Start
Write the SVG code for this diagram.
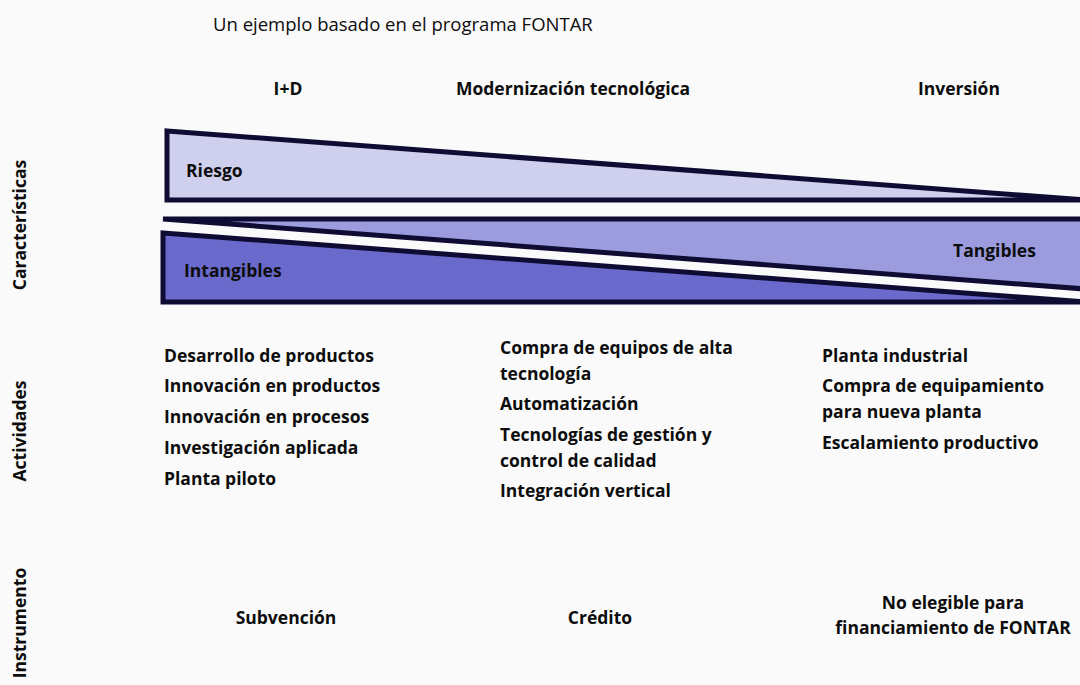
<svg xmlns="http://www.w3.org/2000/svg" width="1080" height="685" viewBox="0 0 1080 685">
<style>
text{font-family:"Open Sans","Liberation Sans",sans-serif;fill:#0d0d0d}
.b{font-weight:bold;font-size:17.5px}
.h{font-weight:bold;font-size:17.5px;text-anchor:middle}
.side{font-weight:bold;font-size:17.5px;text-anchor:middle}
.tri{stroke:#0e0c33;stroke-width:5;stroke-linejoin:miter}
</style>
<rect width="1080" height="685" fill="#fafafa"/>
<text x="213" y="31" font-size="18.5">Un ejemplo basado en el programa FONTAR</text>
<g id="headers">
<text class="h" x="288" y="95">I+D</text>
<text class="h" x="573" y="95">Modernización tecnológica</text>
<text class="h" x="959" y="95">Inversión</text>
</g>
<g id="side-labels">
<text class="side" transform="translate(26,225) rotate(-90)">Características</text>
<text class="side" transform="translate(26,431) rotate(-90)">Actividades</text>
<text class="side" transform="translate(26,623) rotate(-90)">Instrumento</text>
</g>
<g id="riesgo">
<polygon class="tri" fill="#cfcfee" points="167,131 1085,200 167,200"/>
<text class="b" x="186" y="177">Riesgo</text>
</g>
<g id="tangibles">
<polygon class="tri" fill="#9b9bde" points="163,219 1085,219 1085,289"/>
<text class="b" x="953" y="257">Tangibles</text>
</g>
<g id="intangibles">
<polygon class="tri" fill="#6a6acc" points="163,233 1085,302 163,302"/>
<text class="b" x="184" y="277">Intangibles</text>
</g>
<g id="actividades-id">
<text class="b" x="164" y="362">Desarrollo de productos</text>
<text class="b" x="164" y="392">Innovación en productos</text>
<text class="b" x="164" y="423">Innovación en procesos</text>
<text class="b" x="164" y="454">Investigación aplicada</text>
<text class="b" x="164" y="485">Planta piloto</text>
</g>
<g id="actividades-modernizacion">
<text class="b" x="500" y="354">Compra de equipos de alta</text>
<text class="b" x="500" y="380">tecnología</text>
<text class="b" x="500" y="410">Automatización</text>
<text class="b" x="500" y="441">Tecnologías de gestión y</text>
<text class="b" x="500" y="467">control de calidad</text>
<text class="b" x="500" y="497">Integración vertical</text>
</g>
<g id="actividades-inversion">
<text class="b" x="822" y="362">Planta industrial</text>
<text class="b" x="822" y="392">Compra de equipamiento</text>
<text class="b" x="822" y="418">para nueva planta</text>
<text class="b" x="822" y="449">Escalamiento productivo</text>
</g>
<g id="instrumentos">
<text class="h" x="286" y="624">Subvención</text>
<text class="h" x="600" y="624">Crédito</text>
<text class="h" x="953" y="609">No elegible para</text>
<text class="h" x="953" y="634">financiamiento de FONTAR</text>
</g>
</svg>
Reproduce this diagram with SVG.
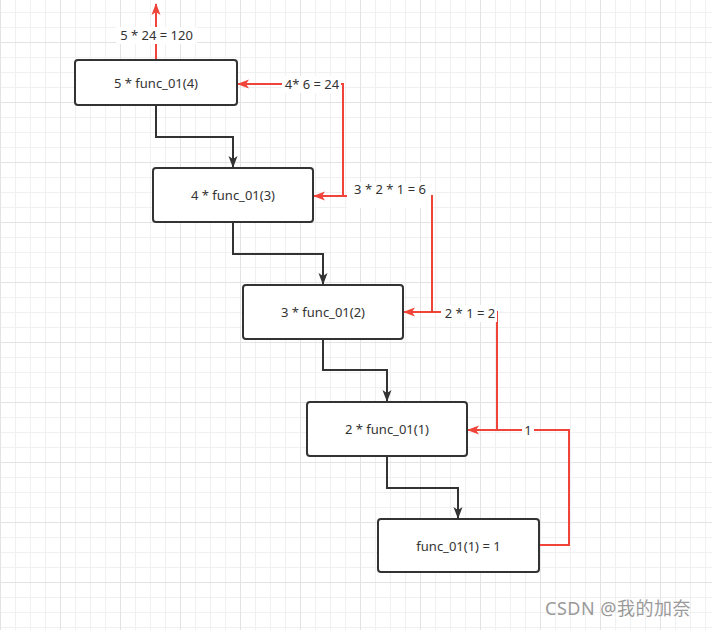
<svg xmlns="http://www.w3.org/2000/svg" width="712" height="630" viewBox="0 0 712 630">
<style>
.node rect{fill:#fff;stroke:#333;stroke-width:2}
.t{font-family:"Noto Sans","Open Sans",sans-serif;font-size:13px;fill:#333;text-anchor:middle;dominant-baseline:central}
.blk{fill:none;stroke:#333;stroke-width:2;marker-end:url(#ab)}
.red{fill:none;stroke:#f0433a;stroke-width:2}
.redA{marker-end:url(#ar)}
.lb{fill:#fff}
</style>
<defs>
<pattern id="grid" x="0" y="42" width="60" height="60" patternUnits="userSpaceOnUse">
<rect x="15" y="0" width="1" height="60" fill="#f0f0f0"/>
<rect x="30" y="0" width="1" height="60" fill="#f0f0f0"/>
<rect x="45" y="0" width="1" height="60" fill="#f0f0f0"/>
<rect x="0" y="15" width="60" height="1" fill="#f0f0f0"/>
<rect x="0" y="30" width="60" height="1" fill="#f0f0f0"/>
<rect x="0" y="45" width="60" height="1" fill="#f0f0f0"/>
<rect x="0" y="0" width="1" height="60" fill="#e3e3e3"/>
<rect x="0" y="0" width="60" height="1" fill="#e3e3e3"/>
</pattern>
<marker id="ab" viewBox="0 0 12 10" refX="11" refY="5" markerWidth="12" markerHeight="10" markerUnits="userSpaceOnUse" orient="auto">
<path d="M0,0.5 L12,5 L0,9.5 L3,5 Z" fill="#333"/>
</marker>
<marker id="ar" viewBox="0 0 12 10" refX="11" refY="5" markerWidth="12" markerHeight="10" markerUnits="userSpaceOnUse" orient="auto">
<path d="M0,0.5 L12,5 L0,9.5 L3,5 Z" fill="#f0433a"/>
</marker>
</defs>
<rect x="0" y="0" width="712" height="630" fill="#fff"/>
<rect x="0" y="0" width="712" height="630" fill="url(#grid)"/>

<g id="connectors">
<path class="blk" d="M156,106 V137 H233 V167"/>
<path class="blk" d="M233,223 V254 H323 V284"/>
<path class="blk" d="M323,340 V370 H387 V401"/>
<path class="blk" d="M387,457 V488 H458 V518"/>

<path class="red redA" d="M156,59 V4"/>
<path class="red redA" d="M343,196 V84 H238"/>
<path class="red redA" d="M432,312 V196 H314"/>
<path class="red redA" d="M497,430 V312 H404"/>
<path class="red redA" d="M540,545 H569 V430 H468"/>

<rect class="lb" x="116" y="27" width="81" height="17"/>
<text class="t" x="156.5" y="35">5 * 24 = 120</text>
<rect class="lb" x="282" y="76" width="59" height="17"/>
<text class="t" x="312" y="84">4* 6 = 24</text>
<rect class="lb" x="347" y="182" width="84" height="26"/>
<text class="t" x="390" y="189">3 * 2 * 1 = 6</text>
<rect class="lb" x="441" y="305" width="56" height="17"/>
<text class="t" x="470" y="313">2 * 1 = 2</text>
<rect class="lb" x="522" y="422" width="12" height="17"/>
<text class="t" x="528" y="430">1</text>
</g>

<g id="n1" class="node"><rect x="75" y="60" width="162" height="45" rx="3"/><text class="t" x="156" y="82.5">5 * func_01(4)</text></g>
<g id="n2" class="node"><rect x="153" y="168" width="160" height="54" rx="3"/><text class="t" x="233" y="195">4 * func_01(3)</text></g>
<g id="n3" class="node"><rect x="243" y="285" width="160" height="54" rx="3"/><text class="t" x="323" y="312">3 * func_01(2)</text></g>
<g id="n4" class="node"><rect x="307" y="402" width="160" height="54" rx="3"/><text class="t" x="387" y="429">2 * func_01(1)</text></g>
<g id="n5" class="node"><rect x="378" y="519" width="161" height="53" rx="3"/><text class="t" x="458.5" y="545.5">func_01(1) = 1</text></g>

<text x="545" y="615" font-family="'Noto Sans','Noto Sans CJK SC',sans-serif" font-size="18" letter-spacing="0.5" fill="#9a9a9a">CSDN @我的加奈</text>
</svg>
End
■ **AIM**
Each line above is to be copied verbatim. Drop any image from the copy.

■ **FINAL RESULT**
Write the SVG code for this diagram.
<svg xmlns="http://www.w3.org/2000/svg" width="1080" height="685" viewBox="0 0 1080 685">
<style>
text{font-family:"Open Sans","Liberation Sans",sans-serif;fill:#0d0d0d}
.b{font-weight:bold;font-size:17.5px}
.h{font-weight:bold;font-size:17.5px;text-anchor:middle}
.side{font-weight:bold;font-size:17.5px;text-anchor:middle}
.tri{stroke:#0e0c33;stroke-width:5;stroke-linejoin:miter}
</style>
<rect width="1080" height="685" fill="#fafafa"/>
<text x="213" y="31" font-size="18.5">Un ejemplo basado en el programa FONTAR</text>
<g id="headers">
<text class="h" x="288" y="95">I+D</text>
<text class="h" x="573" y="95">Modernización tecnológica</text>
<text class="h" x="959" y="95">Inversión</text>
</g>
<g id="side-labels">
<text class="side" transform="translate(26,225) rotate(-90)">Características</text>
<text class="side" transform="translate(26,431) rotate(-90)">Actividades</text>
<text class="side" transform="translate(26,623) rotate(-90)">Instrumento</text>
</g>
<g id="riesgo">
<polygon class="tri" fill="#cfcfee" points="167,131 1085,200 167,200"/>
<text class="b" x="186" y="177">Riesgo</text>
</g>
<g id="tangibles">
<polygon class="tri" fill="#9b9bde" points="163,219 1085,219 1085,289"/>
<text class="b" x="953" y="257">Tangibles</text>
</g>
<g id="intangibles">
<polygon class="tri" fill="#6a6acc" points="163,233 1085,302 163,302"/>
<text class="b" x="184" y="277">Intangibles</text>
</g>
<g id="actividades-id">
<text class="b" x="164" y="362">Desarrollo de productos</text>
<text class="b" x="164" y="392">Innovación en productos</text>
<text class="b" x="164" y="423">Innovación en procesos</text>
<text class="b" x="164" y="454">Investigación aplicada</text>
<text class="b" x="164" y="485">Planta piloto</text>
</g>
<g id="actividades-modernizacion">
<text class="b" x="500" y="354">Compra de equipos de alta</text>
<text class="b" x="500" y="380">tecnología</text>
<text class="b" x="500" y="410">Automatización</text>
<text class="b" x="500" y="441">Tecnologías de gestión y</text>
<text class="b" x="500" y="467">control de calidad</text>
<text class="b" x="500" y="497">Integración vertical</text>
</g>
<g id="actividades-inversion">
<text class="b" x="822" y="362">Planta industrial</text>
<text class="b" x="822" y="392">Compra de equipamiento</text>
<text class="b" x="822" y="418">para nueva planta</text>
<text class="b" x="822" y="449">Escalamiento productivo</text>
</g>
<g id="instrumentos">
<text class="h" x="286" y="624">Subvención</text>
<text class="h" x="600" y="624">Crédito</text>
<text class="h" x="953" y="609">No elegible para</text>
<text class="h" x="953" y="634">financiamiento de FONTAR</text>
</g>
</svg>
Reproduce this diagram with SVG.
<svg xmlns="http://www.w3.org/2000/svg" width="712" height="630" viewBox="0 0 712 630">
<style>
.node rect{fill:#fff;stroke:#333;stroke-width:2}
.t{font-family:"Noto Sans","Open Sans",sans-serif;font-size:13px;fill:#333;text-anchor:middle;dominant-baseline:central}
.blk{fill:none;stroke:#333;stroke-width:2;marker-end:url(#ab)}
.red{fill:none;stroke:#f0433a;stroke-width:2}
.redA{marker-end:url(#ar)}
.lb{fill:#fff}
</style>
<defs>
<pattern id="grid" x="0" y="42" width="60" height="60" patternUnits="userSpaceOnUse">
<rect x="15" y="0" width="1" height="60" fill="#f0f0f0"/>
<rect x="30" y="0" width="1" height="60" fill="#f0f0f0"/>
<rect x="45" y="0" width="1" height="60" fill="#f0f0f0"/>
<rect x="0" y="15" width="60" height="1" fill="#f0f0f0"/>
<rect x="0" y="30" width="60" height="1" fill="#f0f0f0"/>
<rect x="0" y="45" width="60" height="1" fill="#f0f0f0"/>
<rect x="0" y="0" width="1" height="60" fill="#e3e3e3"/>
<rect x="0" y="0" width="60" height="1" fill="#e3e3e3"/>
</pattern>
<marker id="ab" viewBox="0 0 12 10" refX="11" refY="5" markerWidth="12" markerHeight="10" markerUnits="userSpaceOnUse" orient="auto">
<path d="M0,0.5 L12,5 L0,9.5 L3,5 Z" fill="#333"/>
</marker>
<marker id="ar" viewBox="0 0 12 10" refX="11" refY="5" markerWidth="12" markerHeight="10" markerUnits="userSpaceOnUse" orient="auto">
<path d="M0,0.5 L12,5 L0,9.5 L3,5 Z" fill="#f0433a"/>
</marker>
</defs>
<rect x="0" y="0" width="712" height="630" fill="#fff"/>
<rect x="0" y="0" width="712" height="630" fill="url(#grid)"/>

<g id="connectors">
<path class="blk" d="M156,106 V137 H233 V167"/>
<path class="blk" d="M233,223 V254 H323 V284"/>
<path class="blk" d="M323,340 V370 H387 V401"/>
<path class="blk" d="M387,457 V488 H458 V518"/>

<path class="red redA" d="M156,59 V4"/>
<path class="red redA" d="M343,196 V84 H238"/>
<path class="red redA" d="M432,312 V196 H314"/>
<path class="red redA" d="M497,430 V312 H404"/>
<path class="red redA" d="M540,545 H569 V430 H468"/>

<rect class="lb" x="116" y="27" width="81" height="17"/>
<text class="t" x="156.5" y="35">5 * 24 = 120</text>
<rect class="lb" x="282" y="76" width="59" height="17"/>
<text class="t" x="312" y="84">4* 6 = 24</text>
<rect class="lb" x="347" y="182" width="84" height="26"/>
<text class="t" x="390" y="189">3 * 2 * 1 = 6</text>
<rect class="lb" x="441" y="305" width="56" height="17"/>
<text class="t" x="470" y="313">2 * 1 = 2</text>
<rect class="lb" x="522" y="422" width="12" height="17"/>
<text class="t" x="528" y="430">1</text>
</g>

<g id="n1" class="node"><rect x="75" y="60" width="162" height="45" rx="3"/><text class="t" x="156" y="82.5">5 * func_01(4)</text></g>
<g id="n2" class="node"><rect x="153" y="168" width="160" height="54" rx="3"/><text class="t" x="233" y="195">4 * func_01(3)</text></g>
<g id="n3" class="node"><rect x="243" y="285" width="160" height="54" rx="3"/><text class="t" x="323" y="312">3 * func_01(2)</text></g>
<g id="n4" class="node"><rect x="307" y="402" width="160" height="54" rx="3"/><text class="t" x="387" y="429">2 * func_01(1)</text></g>
<g id="n5" class="node"><rect x="378" y="519" width="161" height="53" rx="3"/><text class="t" x="458.5" y="545.5">func_01(1) = 1</text></g>

<text x="545" y="615" font-family="'Noto Sans','Noto Sans CJK SC',sans-serif" font-size="18" letter-spacing="0.5" fill="#9a9a9a">CSDN @我的加奈</text>
</svg>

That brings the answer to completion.